Autore: Raffaele Di Stasio
Data di pubbl.: 2020
Casa Editrice: Caffèorchidea editore
Genere: Narrativa
Pagine: 199
Prezzo: € 15,00
Avevo diciassette anni il 23 novembre 1980, quando in Irpinia la terrà tremò e si portò via paesi interi,
Lo sentimmo forte anche noi in Puglia quel maledetto terremoto che ha aperto nella nostra storia ferite insanabili.
Furono giorni terribili, macerie dappertutto e persone distrutte.

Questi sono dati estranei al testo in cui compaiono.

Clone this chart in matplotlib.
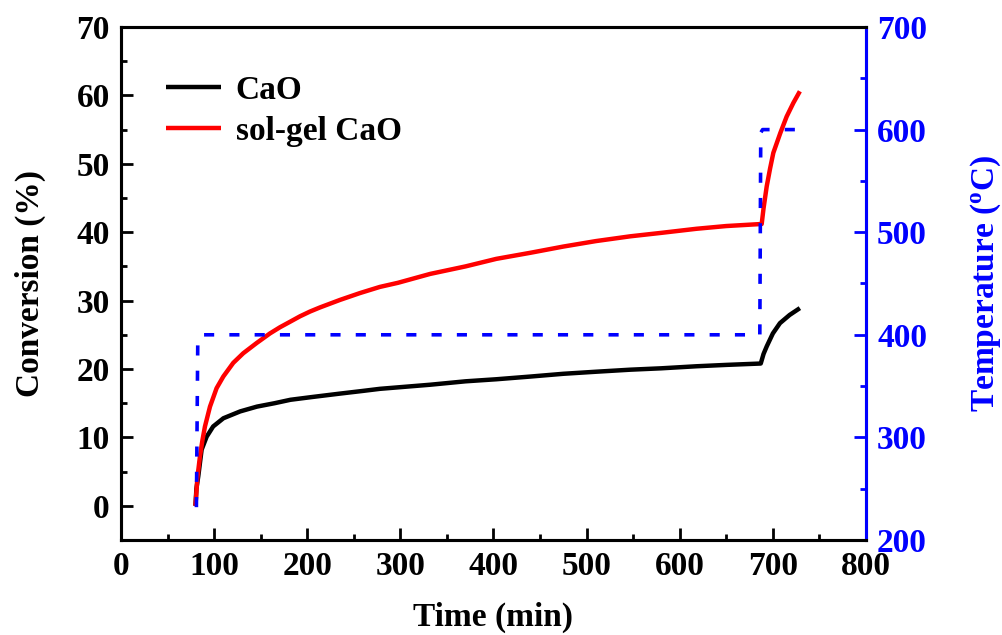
import matplotlib.pyplot as plt
from matplotlib.ticker import MultipleLocator

plt.rcParams["font.family"] = "Liberation Serif"
plt.rcParams["font.weight"] = "bold"
plt.rcParams["mathtext.fontset"] = "custom"
plt.rcParams["mathtext.rm"] = "Liberation Serif:bold"
plt.rcParams["mathtext.it"] = "Liberation Serif:bold"

# conversion data
t_cao = [80, 81, 83, 86.6, 92, 99, 110, 128, 146, 165, 182, 205, 235, 260,
         278, 305, 332, 370, 403, 440, 475, 510, 547, 580, 618, 650, 687,
         690, 693.4, 700, 707.6, 718, 729]
x_cao = [0, 2.5, 4.3, 8.2, 10.1, 11.6, 12.8, 13.8, 14.5, 15.0, 15.5, 15.9,
         16.4, 16.8, 17.1, 17.4, 17.7, 18.2, 18.5, 18.9, 19.3, 19.6, 19.9,
         20.1, 20.4, 20.6, 20.8, 22.2, 23.3, 25.2, 26.7, 27.9, 28.9]

t_sol = [80, 82, 84.8, 87.5, 90.2, 95.6, 102.7, 109.9, 120.6, 131.3, 145.7,
         160, 170.7, 181.5, 192.2, 203, 213.7, 235.2, 256.6, 278, 297.4, 332,
         370, 403, 440, 475, 510, 547, 580, 618, 650, 688, 690, 693.4, 697,
         700.5, 708, 714.8, 722, 729]
x_sol = [0, 4.0, 7.2, 9.6, 11.6, 14.5, 17.2, 18.9, 20.9, 22.3, 23.8, 25.2,
         26.1, 26.9, 27.7, 28.4, 29.0, 30.1, 31.1, 32.0, 32.6, 33.9, 35.0,
         36.1, 37.0, 37.9, 38.7, 39.4, 39.9, 40.5, 40.9, 41.2, 43.5, 46.7,
         49.3, 51.6, 54.5, 56.9, 58.9, 60.6]

# temperature programme
t_temp = [81, 82.5, 85, 686, 687, 689, 725]
temp = [232, 396, 400, 400, 597, 600, 600]

fig = plt.figure(figsize=(10.03, 6.35), dpi=100)
ax = fig.add_axes([0.1206, 0.1496, 0.7428, 0.8079])
ax2 = ax.twinx()

ax.plot(t_cao, x_cao, color="black", lw=3.2, label="CaO",
        solid_capstyle="butt")
ax.plot(t_sol, x_sol, color="red", lw=3.2, label="sol-gel CaO",
        solid_capstyle="butt")
ax2.plot(t_temp, temp, color="blue", lw=2.6, dashes=(2.8, 4.2))

ax.set_xlim(0, 800)
ax.set_ylim(-5, 70)
ax2.set_ylim(200, 700)

ax.xaxis.set_major_locator(MultipleLocator(100))
ax.xaxis.set_minor_locator(MultipleLocator(50))
ax.yaxis.set_major_locator(MultipleLocator(10))
ax.yaxis.set_minor_locator(MultipleLocator(5))
ax2.yaxis.set_major_locator(MultipleLocator(100))
ax2.yaxis.set_minor_locator(MultipleLocator(50))

for a in (ax, ax2):
    for s in a.spines.values():
        s.set_linewidth(2.2)
ax.tick_params(which="both", direction="in", width=2, labelsize=24, pad=8,
               top=False, right=False)
ax.tick_params(which="major", length=8.5)
ax.tick_params(which="minor", length=4.5)
ax2.tick_params(which="both", direction="in", width=2, labelsize=24, pad=8,
                colors="blue")
ax2.tick_params(which="major", length=8.5)
ax2.tick_params(which="minor", length=4.5)
ax2.spines["right"].set_color("blue")

ax.set_xlabel("Time (min)", fontsize=24, fontweight="bold", labelpad=14)
ax.set_ylabel("Conversion (%)", fontsize=24, fontweight="bold", labelpad=22)
ax2.set_ylabel("Temperature ($^{\\mathrm{o}}$C)", fontsize=24,
               fontweight="bold", color="blue", labelpad=30)

ax.legend(loc="upper left", bbox_to_anchor=(0.02, 0.965), frameon=False,
          fontsize=24, handlelength=1.65, handletextpad=0.45,
          labelspacing=0.3)

fig.savefig("out.png", dpi=100)
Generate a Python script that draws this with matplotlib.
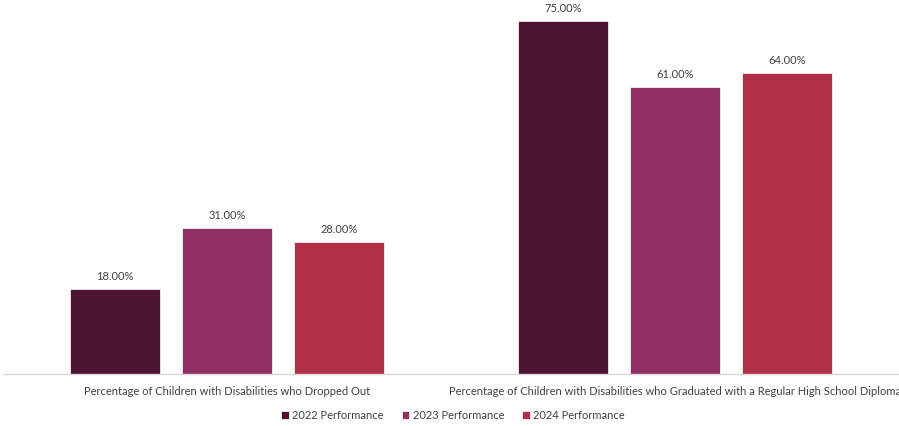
import numpy as np
import matplotlib.pyplot as plt

plt.rcParams['font.family'] = ['Lato', 'DejaVu Sans']

categories = ['Percentage of Children with Disabilities who Dropped Out',
              'Percentage of Children with Disabilities who Graduated with a Regular High School Diploma']
series_names = ['2022 Performance', '2023 Performance', '2024 Performance']
perf_2022 = [18.0, 75.0]
perf_2023 = [31.0, 61.0]
perf_2024 = [28.0, 64.0]
colors = ['#4E1433', '#8E3063', '#B03048']

fig = plt.figure(figsize=(8.99, 4.27), dpi=100)
ax = fig.add_axes([3 / 899, 52 / 427, 896 / 899, 375 / 427])

x = np.arange(len(categories))
width = 0.2
offsets = [-0.25, 0.0, 0.25]
text_color = '#404040'

for vals, name, col, off in zip([perf_2022, perf_2023, perf_2024], series_names, colors, offsets):
    bars = ax.bar(x + off, vals, width, color=col, label=name, edgecolor='white', linewidth=0.5)
    for b, v in zip(bars, vals):
        ax.annotate(f'{v:.2f}%', (b.get_x() + b.get_width() / 2, v),
                    xytext=(0, 6), textcoords='offset points',
                    ha='center', va='bottom', fontsize=8, color=text_color)

ax.set_xlim(-0.5, 1.5)
ax.set_ylim(0, 79.7)
ax.set_xticks(x)
ax.set_xticklabels(categories, fontsize=8, color=text_color)
ax.tick_params(axis='x', length=0, pad=8)
ax.set_yticks([])
for s in ['top', 'right', 'left']:
    ax.spines[s].set_visible(False)
ax.spines['bottom'].set_color('#D9D9D9')
ax.spines['bottom'].set_linewidth(1)

fig.legend(loc='center', bbox_to_anchor=(453 / 899, 11 / 427), ncol=3, frameon=False,
           fontsize=8, labelcolor=text_color, handlelength=0.7, handleheight=0.7,
           handletextpad=0.3, columnspacing=1.6)

fig.savefig('out.png', dpi=100)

A quarant’anni da quella tragedia immane Raffaele Di Stasio, scrittore campano classe 1971, scrive un romanzo intenso e commovente che rievoca il dramma di una nazione intera.
Di Stasio aveva nove anni quel 23 novembre 1980 ma si documenta e scrive Non c’è più paese, un romanzo storico contemporaneo, aggiungerei anche politico, ambientato nell’Irpinia (ma anche nell’Italia) devastata dal terremoto.
Noi siamo perché ci raccontiamo, scrive Antonio Tabucchi ne Il piccolo Naviglio, e se riusciremo a raccontare la storia e le nostre storie, potremo sempre esistere.
Questa è l’operazione che porta avanti Di Stasio e con una scrittura intensa, poetica, evocativa e precisa ci consegna un romanzo civile che a pieno titolo entra a far parte della nostra memoria collettiva.
Sant’Angelo dei Lombardi fu il paese che pagò un conto salato quella maledetta notte del 23 novembre 80. Infatti fu completamente cancellato dalla furia sismica.
Giannino, il protagonista del libro, è originario di Sant’Angelo, vive a Napoli dove lavora. Appena apprende che il suo paese è stato spazzato via si mette in macchina e lo raggiunge.
Al suo arrivo trova macerie, sopravvissuti e tantissimi morti.
Giannino si aggira tra le macerie, avverte uno smarrimento totale, quasi ossessionato dalla distruzione che lo circonda e assalito dalla nostalgia dei suoi luoghi che non ci sono più, attraversa la morte della sua terra ormai desolata.
Di Stasio ricostruisce nel romanzo anche lo scenario politico – istituzionale dell’epoca e soprattutto punta il dito. Mette in evidenza il ritardo dello Stato nei soccorsi, le chiacchiere e i litigi inutili tra i partiti e soprattutto ricostruisce nei minimi dettagli il dramma di un’Irpinia lasciata completamente sola davanti ai suoi morti.
Giannino con i brividi addosso che gli attraversano la carne vive quelle notti fredde accanto alla sua gente ferita a morte dal terremoto.
Nulla sarà come prima, il paese è morto, come se fosse morta per sempre anche l’irrisolta questione meridionale, metafora per leggere e affrontare la questione italiana.
Al di là dei margini del dolore, il suo paese lo cerca e lo chiama, addosso solo rabbia e ogni altra cattiva speranza.
«Siamo un paese infelice, aveva detto Giannino, e mentre il giorno schiariva le macerie di San Rocco sotto la neve, aveva sentito un dolore dispiegarsi dentro di sé, toccare una radice insondabile e protendersi ancora, fino ad avvolgere l’inutilità del suo tempo passato e venturo».
Sotto le macerie di Sant’Angelo dei Lombardi è finita anche la memoria e in quella città morta, e in tutte le altre rase al suolo, dell’uomo non è rimasto niente.
Anche il passato fu sepolto quella maledetta notte del 23 novembre 1980.
Il paese che non c’è più segna profondamente Giannino che si trova a camminare anche tra le macerie della memoria cercando di riannodare i fili.
Davanti allo spettro deforme di Sant’Angelo, immagine reale della catastrofe.
«Invece era mutato tutto, gli uomini, le case, le strade. Ogni cosa si era rovesciata nella propria morte. Una morte così radicale che il paese era svanito, e Giannino senza più un passato che l’avesse unito a ciò che continuava a essere la sua esistenza, non avrebbe potuto, in realtà, né andarsene né tornare, non avrebbe potuto vivere, sarebbe solo diventato sempre più debole e stanco, né avrebbe potuto lasciare a qualcun altro la sua storia, la sua memoria, la vita d’amore che lui stesso era stato».
Non c’è più paese è un romanzo che vale una testimonianza e queste pagine abbiamo il dovere dei leggerle perché il 23 novembre 1980 appartiene alla storia di noi tutti, e questo non è poco.
Consigliamo la lettura di questo libro a Ciriaco De Mita, lui sa perché.